Supplied material –
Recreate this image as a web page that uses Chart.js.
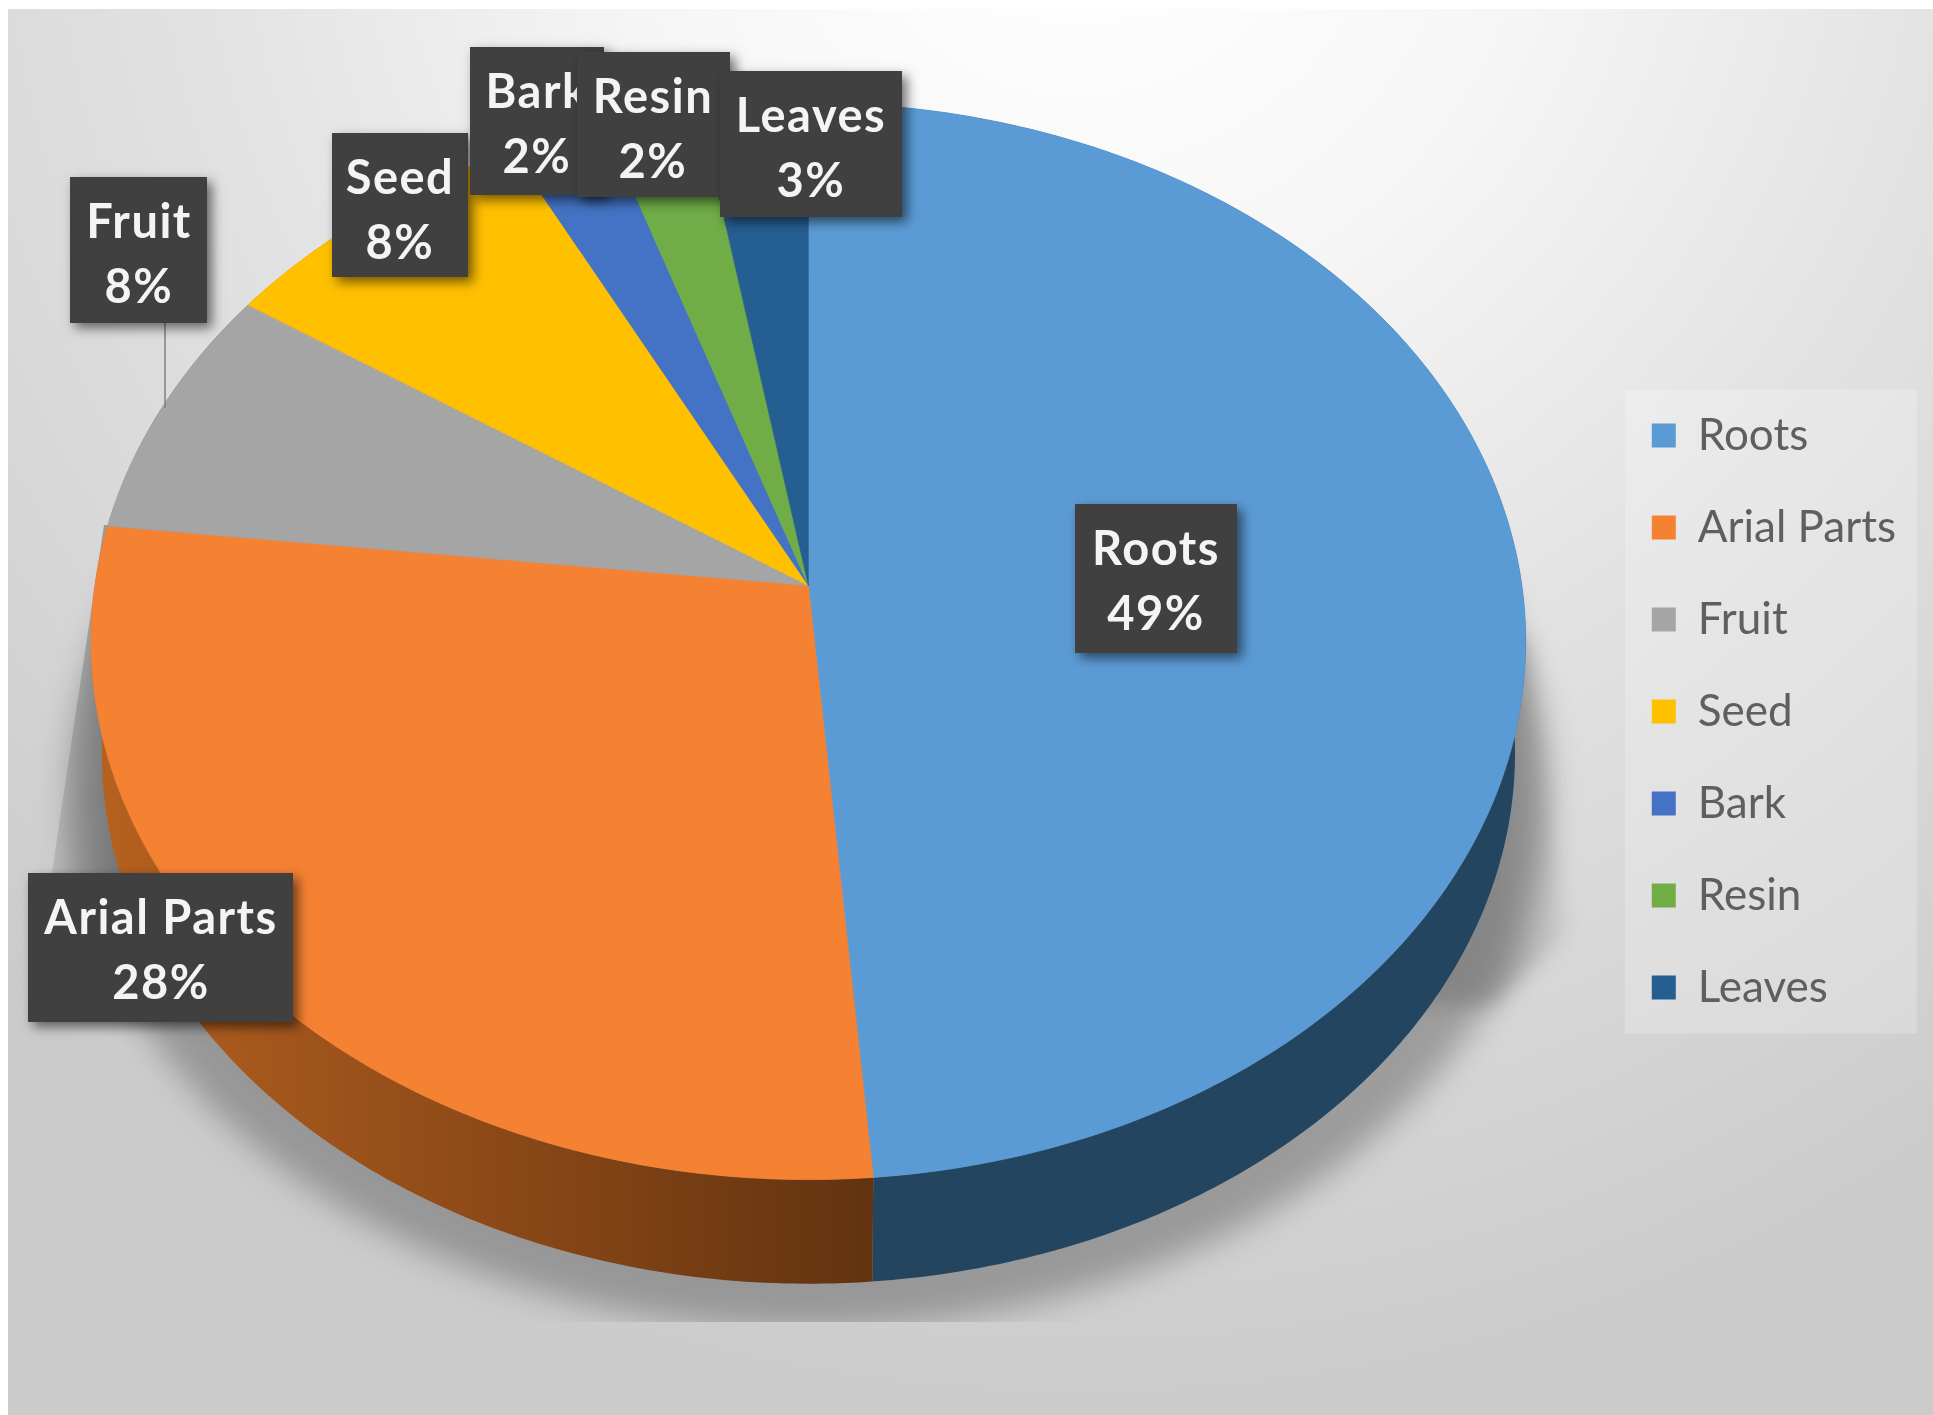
<!DOCTYPE html>
<html><head><meta charset="utf-8">
<style>html,body{margin:0;padding:0;background:#fff}#w{width:1933px;height:1415px}canvas{display:block;filter:blur(0.7px)}</style>
<script src="https://cdn.jsdelivr.net/npm/chart.js@4"></script>
</head><body><div id="w"><canvas id="c"></canvas></div>
<script>
const categories = ['Roots','Arial Parts','Fruit','Seed','Bark','Resin','Leaves'];
const shares = [48.7,28.1,7.6,8.1,2.4,2.4,2.7];
const colours = ['#5B9BD5','#F58132','#A5A5A5','#FFC000','#4472C4','#70AD47','#255E91'];
const rimStart = ['#234560','#B5601F','#6b6b6b','#a08000','#2a4a80','#4a7a30','#1a4060'];
const rimEnd = ['#234560','#633310','#6b6b6b','#a08000','#2a4a80','#4a7a30','#1a4060'];
// label boxes: left, top, right, bottom (drawing order keeps Resin over Bark)
const labelBoxes = [[1075,504,1237,653],[28,873,293,1022],[70,177,207,323],[332,133,468,277],[470,47,604,195],[577,52,730,197],[720,71,902,217]];
const labelCentres = [1156,161,139,400,537,653,811];

const TILT = -0.1034, SX = 711/701, SY = 530.8/701, DX = 6.5, DY = -126;
const RIM_X = 0.985, RIM_Y = 0.985, RIM_DROP = 113;

function project(arc, a){
  const R = arc.outerRadius, d = 1 + TILT*Math.sin(a);
  return [SX*R*Math.cos(a)/d, SY*R*Math.sin(a)/d];
}
function topPt(arc,a){const p=project(arc,a);return [arc.x+DX+p[0],arc.y+DY+p[1]];}
function rimPt(arc,a){const p=project(arc,a);return [arc.x+DX+p[0]*RIM_X,arc.y+DY+p[1]*RIM_Y+RIM_DROP];}
function steps(arc){return Math.max(4,Math.ceil((arc.endAngle-arc.startAngle)*80));}
function angle(arc,i,n){return arc.startAngle+(arc.endAngle-arc.startAngle)*i/n;}

const scene = {
  id:'scene',
  beforeDraw(chart){
    const ctx=chart.ctx;
    ctx.save();
    ctx.fillStyle='#fff';ctx.fillRect(0,0,1933,1415);
    const g=ctx.createRadialGradient(1080,-140,80,1080,-140,1560);
    g.addColorStop(0,'#ffffff');g.addColorStop(.25,'#f6f6f6');g.addColorStop(.55,'#e2e2e2');g.addColorStop(1,'#cbcbcb');
    ctx.fillStyle=g;ctx.fillRect(8,9,1925,1406);
    // legend panel
    const lg=chart.legend,hb=lg.legendHitBoxes;
    ctx.fillStyle='rgba(255,255,255,0.22)';
    const t=hb[0].top-24,b=hb[hb.length-1].top+hb[hb.length-1].height+24;
    ctx.fillRect(1625,t,292,b-t);
    ctx.restore();
  },
  beforeDatasetDraw(chart,args){
    const ctx=chart.ctx,arcs=args.meta.data,first=arcs[0];
    // soft shadow
    ctx.save();
    ctx.beginPath();ctx.rect(0,0,1933,1322);ctx.clip();
    ctx.filter='blur(16px)';
    ctx.fillStyle='rgba(70,70,70,0.40)';
    ctx.beginPath();
    for(let i=0;i<=240;i++){const a=i/240*2*Math.PI;const p=project(first,a);
      const x=first.x+DX+p[0]*1.03,y=first.y+DY+p[1]*1.0+RIM_DROP+36;
      i?ctx.lineTo(x,y):ctx.moveTo(x,y);}
    ctx.closePath();ctx.fill();
    ctx.filter='none';
    ctx.restore();
    ctx.save();
    let lw=ctx.createLinearGradient(50,0,125,0);
    lw.addColorStop(0,'rgba(120,120,120,0.22)');lw.addColorStop(1,'rgba(100,100,100,0.7)');
    ctx.fillStyle=lw;ctx.beginPath();ctx.moveTo(104,525);ctx.lineTo(50,885);ctx.lineTo(190,905);ctx.lineTo(190,525);ctx.closePath();ctx.fill();
    ctx.filter='blur(10px)';
    let rw=ctx.createLinearGradient(1500,0,1568,0);
    rw.addColorStop(0,'rgba(110,110,110,0.5)');rw.addColorStop(1,'rgba(120,120,120,0.1)');
    ctx.fillStyle=rw;ctx.beginPath();ctx.moveTo(1524,640);ctx.lineTo(1567,935);ctx.lineTo(1490,1005);ctx.lineTo(1420,1005);ctx.lineTo(1440,640);ctx.closePath();ctx.fill();
    ctx.filter='none';
    ctx.restore();
    // side wall
    arcs.forEach((arc,k)=>{
      const n=steps(arc);
      const g=ctx.createLinearGradient(first.x+DX-700,0,first.x+DX+60,0);
      g.addColorStop(0,rimStart[k]);g.addColorStop(1,rimEnd[k]);
      ctx.fillStyle=g;ctx.beginPath();
      for(let i=0;i<=n;i++){const p=topPt(arc,angle(arc,i,n));i?ctx.lineTo(p[0],p[1]):ctx.moveTo(p[0],p[1]);}
      for(let i=n;i>=0;i--){const p=rimPt(arc,angle(arc,i,n));ctx.lineTo(p[0],p[1]);}
      ctx.closePath();ctx.fill();
    });
    // top face
    arcs.forEach((arc,k)=>{
      const n=steps(arc);
      ctx.fillStyle=colours[k];ctx.strokeStyle=colours[k];ctx.lineWidth=.6;
      ctx.beginPath();ctx.moveTo(arc.x+DX,arc.y+DY);
      for(let i=0;i<=n;i++){const p=topPt(arc,angle(arc,i,n));ctx.lineTo(p[0],p[1]);}
      ctx.closePath();ctx.fill();ctx.stroke();
    });
    return false;
  },
  afterDatasetsDraw(chart){
    const ctx=chart.ctx;
    const total=shares.reduce((a,b)=>a+b,0);
    ctx.save();
    // leader line for Fruit
    ctx.strokeStyle='#7f7f7f';ctx.lineWidth=1.5;
    ctx.beginPath();ctx.moveTo(165,323);ctx.lineTo(165,408);ctx.stroke();
    categories.forEach((name,k)=>{
      const b=labelBoxes[k];
      ctx.save();
      ctx.shadowColor='rgba(0,0,0,0.55)';ctx.shadowBlur=11;ctx.shadowOffsetX=5;ctx.shadowOffsetY=5;
      ctx.fillStyle='#404040';ctx.fillRect(b[0],b[1],b[2]-b[0],b[3]-b[1]);
      ctx.restore();
      ctx.fillStyle='#f4f4f4';ctx.textAlign='center';ctx.textBaseline='middle';
      ctx.font='bold 47px Lato';ctx.letterSpacing='1.5px';
      const top=b[1]+46;
      ctx.fillText(name,labelCentres[k],top);
      ctx.fillText(Math.round(shares[k]/total*100)+'%',labelCentres[k],top+65);
    });
    ctx.restore();
  }
};

new Chart(document.getElementById('c'),{
  type:'pie',
  data:{labels:categories,datasets:[{data:shares,backgroundColor:colours,borderWidth:0}]},
  options:{
    responsive:true,maintainAspectRatio:false,animation:false,
    layout:{padding:{top:8,right:27,bottom:0,left:0}},
    plugins:{
      tooltip:{enabled:false},
      legend:{position:'right',align:'center',
        labels:{boxWidth:24,boxHeight:24,padding:48,color:'#5f5f5f',font:{family:'Lato',size:44}}}
    }
  },
  plugins:[scene]
});
</script></body></html>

Task instructions –
Copy out all of the data word for word. Do not carry over any picture.

Solution to this task –
Recreate this image as a web page that uses Chart.js.
<!DOCTYPE html>
<html><head><meta charset="utf-8">
<style>html,body{margin:0;padding:0;background:#fff}#w{width:1933px;height:1415px}canvas{display:block;filter:blur(0.7px)}</style>
<script src="https://cdn.jsdelivr.net/npm/chart.js@4"></script>
</head><body><div id="w"><canvas id="c"></canvas></div>
<script>
const categories = ['Roots','Arial Parts','Fruit','Seed','Bark','Resin','Leaves'];
const shares = [48.7,28.1,7.6,8.1,2.4,2.4,2.7];
const colours = ['#5B9BD5','#F58132','#A5A5A5','#FFC000','#4472C4','#70AD47','#255E91'];
const rimStart = ['#234560','#B5601F','#6b6b6b','#a08000','#2a4a80','#4a7a30','#1a4060'];
const rimEnd = ['#234560','#633310','#6b6b6b','#a08000','#2a4a80','#4a7a30','#1a4060'];
// label boxes: left, top, right, bottom (drawing order keeps Resin over Bark)
const labelBoxes = [[1075,504,1237,653],[28,873,293,1022],[70,177,207,323],[332,133,468,277],[470,47,604,195],[577,52,730,197],[720,71,902,217]];
const labelCentres = [1156,161,139,400,537,653,811];

const TILT = -0.1034, SX = 711/701, SY = 530.8/701, DX = 6.5, DY = -126;
const RIM_X = 0.985, RIM_Y = 0.985, RIM_DROP = 113;

function project(arc, a){
  const R = arc.outerRadius, d = 1 + TILT*Math.sin(a);
  return [SX*R*Math.cos(a)/d, SY*R*Math.sin(a)/d];
}
function topPt(arc,a){const p=project(arc,a);return [arc.x+DX+p[0],arc.y+DY+p[1]];}
function rimPt(arc,a){const p=project(arc,a);return [arc.x+DX+p[0]*RIM_X,arc.y+DY+p[1]*RIM_Y+RIM_DROP];}
function steps(arc){return Math.max(4,Math.ceil((arc.endAngle-arc.startAngle)*80));}
function angle(arc,i,n){return arc.startAngle+(arc.endAngle-arc.startAngle)*i/n;}

const scene = {
  id:'scene',
  beforeDraw(chart){
    const ctx=chart.ctx;
    ctx.save();
    ctx.fillStyle='#fff';ctx.fillRect(0,0,1933,1415);
    const g=ctx.createRadialGradient(1080,-140,80,1080,-140,1560);
    g.addColorStop(0,'#ffffff');g.addColorStop(.25,'#f6f6f6');g.addColorStop(.55,'#e2e2e2');g.addColorStop(1,'#cbcbcb');
    ctx.fillStyle=g;ctx.fillRect(8,9,1925,1406);
    // legend panel
    const lg=chart.legend,hb=lg.legendHitBoxes;
    ctx.fillStyle='rgba(255,255,255,0.22)';
    const t=hb[0].top-24,b=hb[hb.length-1].top+hb[hb.length-1].height+24;
    ctx.fillRect(1625,t,292,b-t);
    ctx.restore();
  },
  beforeDatasetDraw(chart,args){
    const ctx=chart.ctx,arcs=args.meta.data,first=arcs[0];
    // soft shadow
    ctx.save();
    ctx.beginPath();ctx.rect(0,0,1933,1322);ctx.clip();
    ctx.filter='blur(16px)';
    ctx.fillStyle='rgba(70,70,70,0.40)';
    ctx.beginPath();
    for(let i=0;i<=240;i++){const a=i/240*2*Math.PI;const p=project(first,a);
      const x=first.x+DX+p[0]*1.03,y=first.y+DY+p[1]*1.0+RIM_DROP+36;
      i?ctx.lineTo(x,y):ctx.moveTo(x,y);}
    ctx.closePath();ctx.fill();
    ctx.filter='none';
    ctx.restore();
    ctx.save();
    let lw=ctx.createLinearGradient(50,0,125,0);
    lw.addColorStop(0,'rgba(120,120,120,0.22)');lw.addColorStop(1,'rgba(100,100,100,0.7)');
    ctx.fillStyle=lw;ctx.beginPath();ctx.moveTo(104,525);ctx.lineTo(50,885);ctx.lineTo(190,905);ctx.lineTo(190,525);ctx.closePath();ctx.fill();
    ctx.filter='blur(10px)';
    let rw=ctx.createLinearGradient(1500,0,1568,0);
    rw.addColorStop(0,'rgba(110,110,110,0.5)');rw.addColorStop(1,'rgba(120,120,120,0.1)');
    ctx.fillStyle=rw;ctx.beginPath();ctx.moveTo(1524,640);ctx.lineTo(1567,935);ctx.lineTo(1490,1005);ctx.lineTo(1420,1005);ctx.lineTo(1440,640);ctx.closePath();ctx.fill();
    ctx.filter='none';
    ctx.restore();
    // side wall
    arcs.forEach((arc,k)=>{
      const n=steps(arc);
      const g=ctx.createLinearGradient(first.x+DX-700,0,first.x+DX+60,0);
      g.addColorStop(0,rimStart[k]);g.addColorStop(1,rimEnd[k]);
      ctx.fillStyle=g;ctx.beginPath();
      for(let i=0;i<=n;i++){const p=topPt(arc,angle(arc,i,n));i?ctx.lineTo(p[0],p[1]):ctx.moveTo(p[0],p[1]);}
      for(let i=n;i>=0;i--){const p=rimPt(arc,angle(arc,i,n));ctx.lineTo(p[0],p[1]);}
      ctx.closePath();ctx.fill();
    });
    // top face
    arcs.forEach((arc,k)=>{
      const n=steps(arc);
      ctx.fillStyle=colours[k];ctx.strokeStyle=colours[k];ctx.lineWidth=.6;
      ctx.beginPath();ctx.moveTo(arc.x+DX,arc.y+DY);
      for(let i=0;i<=n;i++){const p=topPt(arc,angle(arc,i,n));ctx.lineTo(p[0],p[1]);}
      ctx.closePath();ctx.fill();ctx.stroke();
    });
    return false;
  },
  afterDatasetsDraw(chart){
    const ctx=chart.ctx;
    const total=shares.reduce((a,b)=>a+b,0);
    ctx.save();
    // leader line for Fruit
    ctx.strokeStyle='#7f7f7f';ctx.lineWidth=1.5;
    ctx.beginPath();ctx.moveTo(165,323);ctx.lineTo(165,408);ctx.stroke();
    categories.forEach((name,k)=>{
      const b=labelBoxes[k];
      ctx.save();
      ctx.shadowColor='rgba(0,0,0,0.55)';ctx.shadowBlur=11;ctx.shadowOffsetX=5;ctx.shadowOffsetY=5;
      ctx.fillStyle='#404040';ctx.fillRect(b[0],b[1],b[2]-b[0],b[3]-b[1]);
      ctx.restore();
      ctx.fillStyle='#f4f4f4';ctx.textAlign='center';ctx.textBaseline='middle';
      ctx.font='bold 47px Lato';ctx.letterSpacing='1.5px';
      const top=b[1]+46;
      ctx.fillText(name,labelCentres[k],top);
      ctx.fillText(Math.round(shares[k]/total*100)+'%',labelCentres[k],top+65);
    });
    ctx.restore();
  }
};

new Chart(document.getElementById('c'),{
  type:'pie',
  data:{labels:categories,datasets:[{data:shares,backgroundColor:colours,borderWidth:0}]},
  options:{
    responsive:true,maintainAspectRatio:false,animation:false,
    layout:{padding:{top:8,right:27,bottom:0,left:0}},
    plugins:{
      tooltip:{enabled:false},
      legend:{position:'right',align:'center',
        labels:{boxWidth:24,boxHeight:24,padding:48,color:'#5f5f5f',font:{family:'Lato',size:44}}}
    }
  },
  plugins:[scene]
});
</script></body></html>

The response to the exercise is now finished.